Question tangentially related to games & timing: I recently got the DLC for Fallout New Vegas, which I completed a while ago. I'm not sure how to play the DLC: Am I supposed to replay FNV from the beginning with them integrated as added quests, or are they discrete games I play independent of the main FNV narrative, or do I load my last save point before completion, play the DLC, and then finish the game?
posted by Alvy Ampersand at 12:16 AM on October 5, 2017




I'm not sure that really answers the question.

If you want to experience the DLC as intended, a restart is probably ideal. Or, reload from a midpoint save if you have one. A save just before completion has probably settled a lot of questlines that may interact with DLC quests. There are lots of potential qualifiers, but that'd be the safest move.
posted by snuffleupagus at 9:43 PM on October 5, 2017


If they are anything like Fallout 3 expansions, they all take place in a different setting and characters (other than Broken Steel, which continues the story). Players gets radio messages to go someplace, and then travel to the dlc location. Absolutely no impact from having done everything but the final mission.
posted by lmfsilva at 6:49 AM on October 6, 2017


Am I supposed to replay FNV from the beginning with them integrated as added quests, or are they discrete games I play independent of the main FNV narrative, or do I load my last save point before completion, play the DLC, and then finish the game?

Either. The DLCs aren't new questlines in the Mojave and AFAIK none of the mainline story quests respond to anything you've done in the DLCs, and IIRC there are only a few minor dialogue changes in the DLCs to respond to anything you did in the Mojave. To start one, you go to a place and do a thing and it pops up a dialogue suggesting a minimum level and telling you any restrictions and requirements. I might lightly recommend doing them in the order (Old World Blues and Honest Hearts in whatever order), then Dead Money, and finally Lonesome Road because of what you learn about characters who figure in DM and LR during OWB.

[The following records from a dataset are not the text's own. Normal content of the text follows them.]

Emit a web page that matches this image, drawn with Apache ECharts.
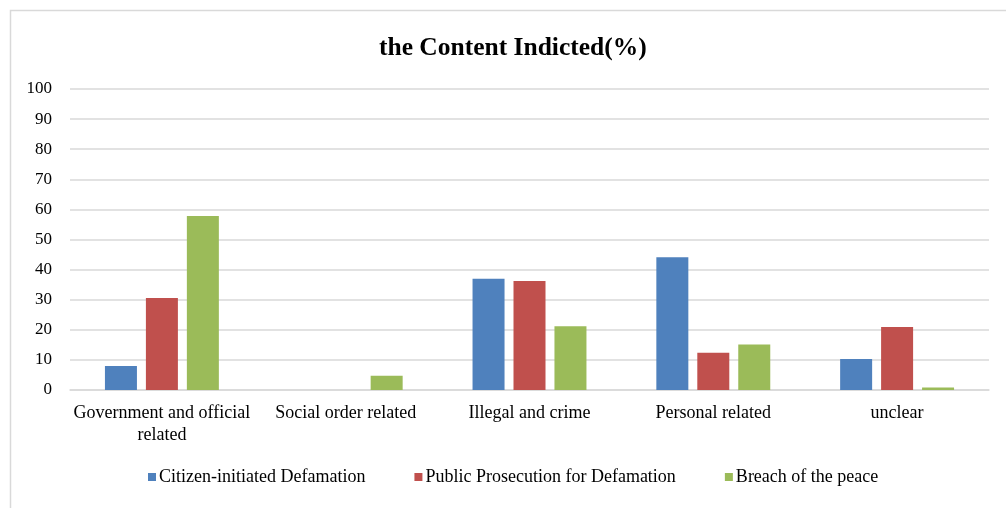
<!DOCTYPE html>
<html>
<head>
<meta charset="utf-8">
<script src="https://cdn.jsdelivr.net/npm/echarts@6/dist/echarts.min.js"></script>
<style>
html,body{margin:0;padding:0;background:#fff;}
#chart{width:1006px;height:508px;}
</style>
</head>
<body>
<div id="chart"></div>
<script>
const categories = ["Government and official\nrelated", "Social order related", "Illegal and crime", "Personal related", "unclear"];
const seriesNames = ["Citizen-initiated Defamation", "Public Prosecution for Defamation", "Breach of the peace"];
const citizen = [8.0, null, 37.0, 44.1, 10.3];
const prosecution = [30.6, null, 36.2, 12.4, 20.9];
const breach = [57.8, 4.7, 21.2, 15.1, 0.8];
const colors = ["#4f81bd", "#c0504d", "#9bbb59"];

const chart = echarts.init(document.getElementById('chart'));
const font = "'Liberation Serif', 'Times New Roman', serif";
const mk = (name, data, i) => ({
  name: name, type: 'bar', data: data, barWidth: 32, barGap: '28%',
  itemStyle: { color: colors[i] }
});
chart.setOption({
  animation: false,
  backgroundColor: '#fff',
  graphic: [{
    type: 'rect', left: 8, top: 8, shape: { width: 1100, height: 600 },
    style: { fill: 'none', stroke: '#d9d9d9', lineWidth: 1.5 }, silent: true
  }],
  title: {
    text: 'the Content Indicted(%)', left: 374, top: 30,
    textStyle: { fontFamily: font, fontSize: 25.5, fontWeight: 'bold', color: '#000' }
  },
  legend: {
    bottom: 17, left: 143, itemWidth: 8, itemHeight: 8, itemGap: 49,
    icon: 'rect',
    textStyle: { fontFamily: font, fontSize: 18, color: '#000', padding: [0, 0, 0, -2] },
    data: seriesNames
  },
  grid: { left: 70, right: 17, top: 89, bottom: 118, containLabel: false },
  xAxis: {
    type: 'category', data: categories,
    axisLine: { lineStyle: { color: '#d9d9d9', width: 1.5 } },
    axisTick: { show: false },
    axisLabel: { fontFamily: font, fontSize: 18, color: '#000', margin: 12, lineHeight: 22, interval: 0 }
  },
  yAxis: {
    type: 'value', min: 0, max: 100, interval: 10,
    axisLine: { show: false }, axisTick: { show: false },
    axisLabel: { fontFamily: font, fontSize: 17, color: '#000', margin: 18 },
    splitLine: { lineStyle: { color: '#d9d9d9', width: 1.5 } }
  },
  series: [mk(seriesNames[0], citizen, 0), mk(seriesNames[1], prosecution, 1), mk(seriesNames[2], breach, 2)]
});
</script>
</body>
</html>
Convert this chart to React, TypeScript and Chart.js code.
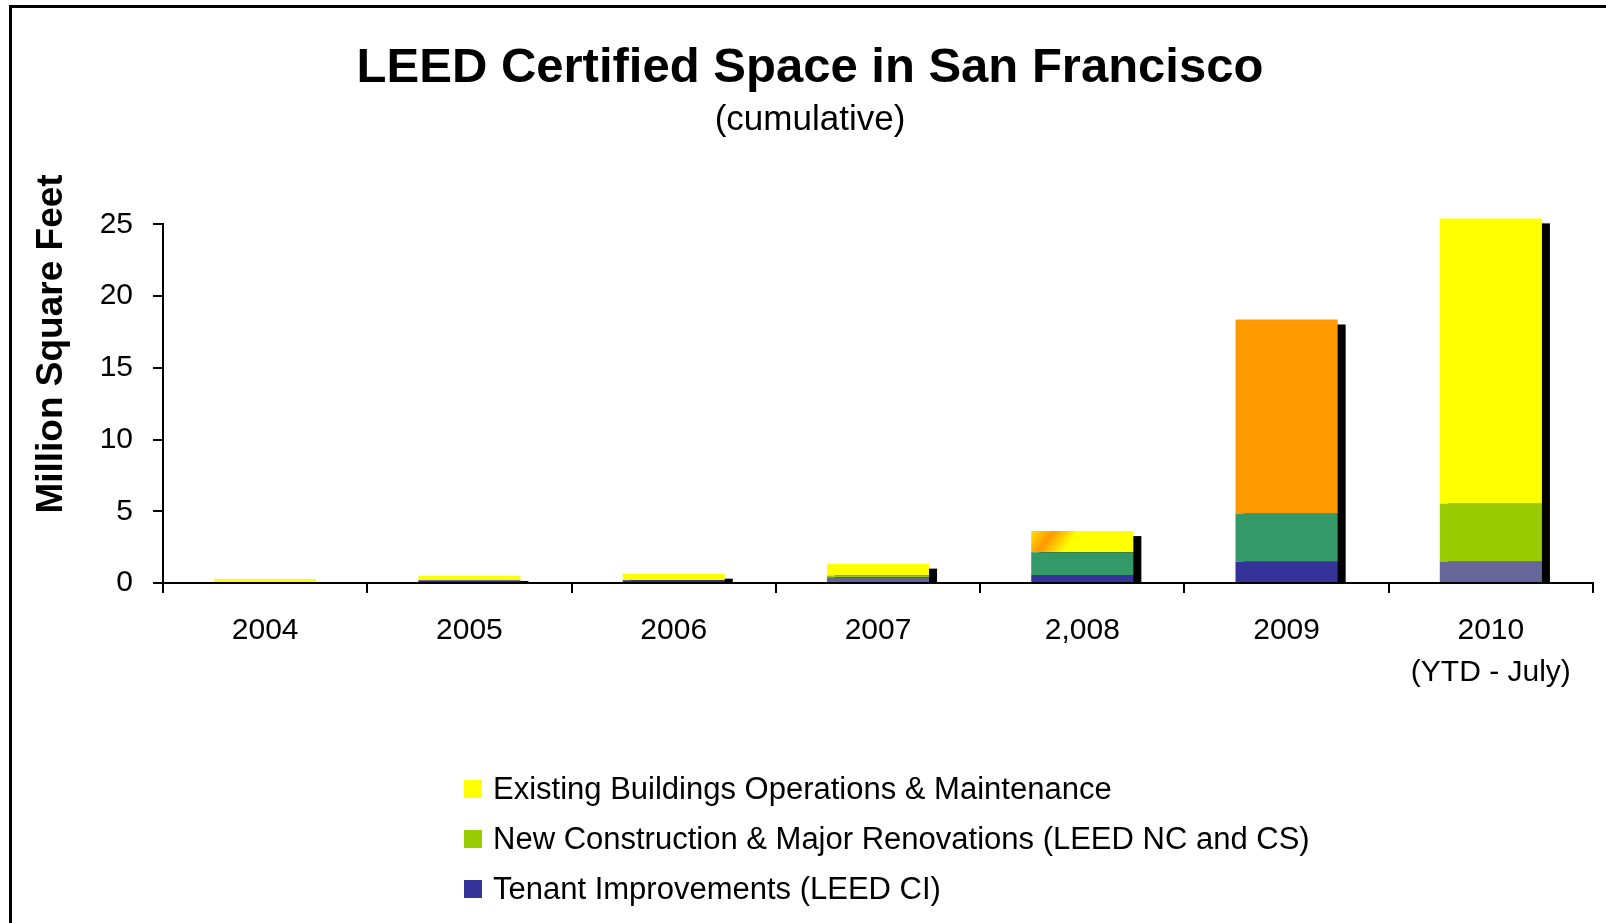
import React, { useEffect, useRef } from 'react';
import { Chart, registerables } from 'chart.js';

Chart.register(...registerables);

// ---- data ----
const years: (string | string[])[] = ['2004', '2005', '2006', '2007', '2,008', '2009', ['2010', '(YTD - July)']];
const tenantValues = [0, 0.2, 0.2, 0.4, 0.55, 1.49, 1.49];
const newConstructionValues = [0, 0, 0, 0.12, 1.6, 3.33, 4.03];
const existingValues = [0.28, 0.29, 0.45, 0.83, 1.47, 13.55, 19.9];
const yTicks = [0, 5, 10, 15, 20, 25];

const seriesLabels = [
  'Existing Buildings Operations & Maintenance',
  'New Construction & Major Renovations (LEED NC and CS)',
  'Tenant Improvements (LEED CI)',
];
const legendColors = ['#FFFF00', '#99CC00', '#333399'];
const tenantColors = ['#333399', '#333399', '#333399', '#666699', '#333399', '#333399', '#666699'];
const newColors = ['#99CC00', '#99CC00', '#99CC00', '#99CC00', '#339966', '#339966', '#99CC00'];
const existingColors = ['#FFFF00', '#FFFF00', '#FFFF00', '#FFFF00', 'gradient', '#FF9900', '#FFFF00'];

const FONT = "'Liberation Sans', Arial, sans-serif";

const totalAt = (i: number) => tenantValues[i] + newConstructionValues[i] + existingValues[i];

const shadowPlugin = {
  id: 'barShadow',
  beforeDatasetsDraw(chart: any) {
    const { ctx, scales } = chart;
    const y = scales.y;
    const meta = chart.getDatasetMeta(chart.data.datasets.length - 1);
    const base = y.getPixelForValue(0);
    ctx.save();
    ctx.fillStyle = '#000';
    meta.data.forEach((el: any, i: number) => {
      const top = y.getPixelForValue(totalAt(i)) + 5;
      if (base - top > 0) ctx.fillRect(el.x - el.width / 2 + 8, top, el.width, base - top);
    });
    ctx.restore();
  },
};

const yTitlePlugin = {
  id: 'yTitle',
  afterDraw(chart: any) {
    const { ctx } = chart;
    ctx.save();
    ctx.translate(62, 344);
    ctx.rotate(-Math.PI / 2);
    ctx.font = `bold 37px ${FONT}`;
    ctx.fillStyle = '#000';
    ctx.textAlign = 'center';
    ctx.textBaseline = 'alphabetic';
    ctx.fillText('Million Square Feet', 0, 0);
    ctx.restore();
  },
};

export default function App() {
  const canvasRef = useRef<HTMLCanvasElement | null>(null);

  useEffect(() => {
    if (!canvasRef.current) return;
    const existingBg = (c: any) => {
      const col = existingColors[c.dataIndex];
      if (col !== 'gradient') return col;
      const chart = c.chart;
      const xs = chart.scales?.x;
      const ys = chart.scales?.y;
      if (!xs || !ys || !xs.width) return '#FFFF00';
      const i = c.dataIndex;
      const cx = xs.getPixelForValue(i);
      const half = (xs.width / years.length) * 0.25;
      const top = ys.getPixelForValue(totalAt(i));
      const g = chart.ctx.createLinearGradient(cx - half, top, cx - half + 42, top + 30);
      g.addColorStop(0, '#FFE000');
      g.addColorStop(0.35, '#FF9900');
      g.addColorStop(0.75, '#FFFF00');
      g.addColorStop(1, '#FFFF00');
      return g;
    };

    const chart = new Chart(canvasRef.current, {
      type: 'bar',
      data: {
        labels: years as any,
        datasets: [
          { label: seriesLabels[2], data: tenantValues, backgroundColor: tenantColors, borderWidth: 0, clip: false as any },
          { label: seriesLabels[1], data: newConstructionValues, backgroundColor: newColors, borderWidth: 0, clip: false as any },
          { label: seriesLabels[0], data: existingValues, backgroundColor: existingBg as any, borderWidth: 0, clip: false as any },
        ],
      },
      options: {
        animation: false,
        responsive: false,
        events: [],
        layout: { padding: { left: 27, right: 13, top: 0, bottom: 212 } },
        datasets: { bar: { categoryPercentage: 1, barPercentage: 0.5 } },
        plugins: {
          legend: { display: false },
          tooltip: { enabled: false },
          title: {
            display: true,
            text: 'LEED Certified Space in San Francisco',
            color: '#000',
            font: { family: FONT, size: 49, weight: 'bold' },
            padding: { top: 39, bottom: 0 },
          },
          subtitle: {
            display: true,
            text: '(cumulative)',
            color: '#000',
            font: { family: FONT, size: 35, weight: 'normal' },
            padding: { top: 2, bottom: 82.6 },
          },
        },
        scales: {
          x: {
            stacked: true,
            grid: { offset: true, drawOnChartArea: false, drawTicks: true, tickLength: 10, color: '#000', lineWidth: 2 },
            border: { display: true, color: '#000', width: 2 },
            ticks: { color: '#000', font: { family: FONT, size: 30, lineHeight: 1.4 }, padding: 17, maxRotation: 0, autoSkip: false },
          },
          y: {
            stacked: true,
            min: 0,
            max: 25,
            afterFit: (s: any) => { s.width = 136; },
            afterBuildTicks: (s: any) => { s.ticks = yTicks.map((v) => ({ value: v })); },
            grid: { drawOnChartArea: false, drawTicks: true, tickLength: 10, color: '#000', lineWidth: 2 },
            border: { display: true, color: '#000', width: 2 },
            ticks: { color: '#000', font: { family: FONT, size: 30 }, padding: 20 },
          },
        },
      },
      plugins: [shadowPlugin, yTitlePlugin],
    });
    return () => chart.destroy();
  }, []);

  const legendRows = [0, 1, 2];
  const rowCenters = [789, 839, 889];

  return (
    <div style={{ position: 'fixed', left: 0, top: 0, width: 1606, height: 923, overflow: 'hidden', background: '#fff' }}>
      <div style={{ position: 'absolute', left: 9, top: 5, width: 1700, height: 1100, border: '3px solid #000', boxSizing: 'border-box' }} />
      <canvas ref={canvasRef} width={1606} height={923} style={{ position: 'absolute', left: 0, top: 0, width: 1606, height: 923 }} />
      {legendRows.map((i) => (
        <div key={i} style={{ position: 'absolute', left: 464, top: rowCenters[i] - 20, height: 40, display: 'flex', alignItems: 'center', fontFamily: FONT, fontSize: 31, color: '#000', whiteSpace: 'nowrap' }}>
          <span style={{ display: 'inline-block', width: 18, height: 18, background: legendColors[i], marginRight: 11 }} />
          <span>{seriesLabels[i]}</span>
        </div>
      ))}
    </div>
  );
}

DM is the only one that does the "all your gear is gone, start from nothing" thing.

Old World Blues: set in a special area, you have to finish the story quests there before you can return to the Mojave, after you've returned you can go back and forth as you desire.

Honest Hearts: set in a special area, you have to finish the story quests there before you can return to the Mojave, I can't remember whether you can go back to Zion after you've returned to the Mojave but frankly there is less reason to.

Dead Money: set in a special area, you have to finish the story quests there before you can return to the Mojave, after you've returned to the Mojave you can never go back to the special area.

Lonesome Road: set in a special area, there are never any restrictions on travel between that area and the Mojave.
posted by ROU_Xenophobe at 7:29 AM on October 6, 2017


SPOILERS

IIRC there are only a few minor dialogue changes in the DLCs to respond to anything you did in the Mojave

Like, if you've killed Caesar, I think you can tell Joshua Graham in HH that you did and he says something about it.